Chapters 6-7 describe the linguistic and cultural barriers between the Hmong patients and their American doctors.  The older Hmong immigrants in Merced typically don’t speak English, and the translators have difficulty translating medical terms (that don’t exist int the Hmong language) for their patients.  The biggest barrier, however, is cultural.  Patient-physician relations are difficult because the Hmong don’t wish to disrespect their physicians by asking questions, so patients often leave the visit without any understanding of what their doctor said, what the recommended treatment was, or how to comply with it.  The Hmong have no concept of the different internal bodily organs (except for the heart), as they don’t practice autopsy.  Shaman training involves rituals to appease the spirits, not anatomy and physiology. 


The gap between patients and physicians Fadiman discusses in this section reminds me of my discussion last week of the medical profession’s approach to death.  Physicians, by nature of their profession, do their best to avoid death.  Some physicians see acquiescence to death as a sign of complete failure, and think about death in terms of which procedures they could have done to save their patient’s life.  Death is the enemy, in part because it reminds them of medicine’s limitations: they can fight death but ultimately cannot overcome it.  Christianity, in contrast, offers an alternative.  Through the cross, Christ overcame death forevermore.  Those who believe in His sacrifice are granted eternal life in Him.  From this perspective, death is not the enemy, but a part of life we accept when the time comes.  Earthly death does not have the same sting, because it has lost its finality in the face of eternal life.  Physicians coming from this perspective do their best to alleviate their patient’s suffering and encourage them to fight, but do not try to avoid death at all costs.

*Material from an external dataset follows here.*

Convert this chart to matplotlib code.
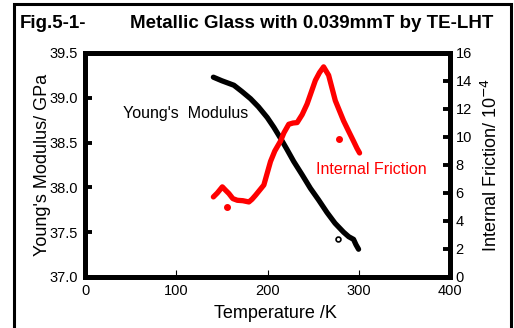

That being said, if one of my loved ones was suffering from an illness, the last thing I would want his/her physician to say is, “They may be suffering, but don’t worry- it’ll ultimately make them stronger.  Plus, they have eternal life, so their earthly death isn’t all that bad.”  I don’t mean to suggest that all suffering ought to be held as valuable, or that we ought to seek it out, but rather that when we are inevitably faced with it, we allow ourselves to feel the pain it brings.  Christianity also allows people to recognize that in our suffering also lies the possibility of growing in understanding and closeness to God; it can teach us about ourselves, our loved ones, life, or God Himself.  The question, then, is how to practically apply this idea.  How much suffering do we let it as a way of recognizing it as a natural part of life? Conversely, how much do we shut out so that we don’t end up wallowing in it? How do we allow it to be a source of instruction without wallowing in it or welcoming it in all circumstances in attempt to ascribe meaning to something that may simply be painful? Can all instances of suffering be used for instruction? Is it even entirely healthy to try to make it so?


This alternate approach to death reminds me Fadiman’s quotation of Dostoyevsky’s Prince Myshkin.  It points to an alternate way of looking at disease.  He asks, “What is a disease? What does it matter that it is an abnormal tension, if the result, if the moment of sensation, remembered and analyzed in a state of health, turns out to be harmony and beauty brought to their highest point of perfection, and gives a feeling, undivined and undreamt of till then, of completeness, proportion, reconciliation, and an ecstatic and prayerful fusion in the highest synthesis of life?” (29)  If we approached disease in this way, what implications would this have for medicine and the people it seeks to return to wellness?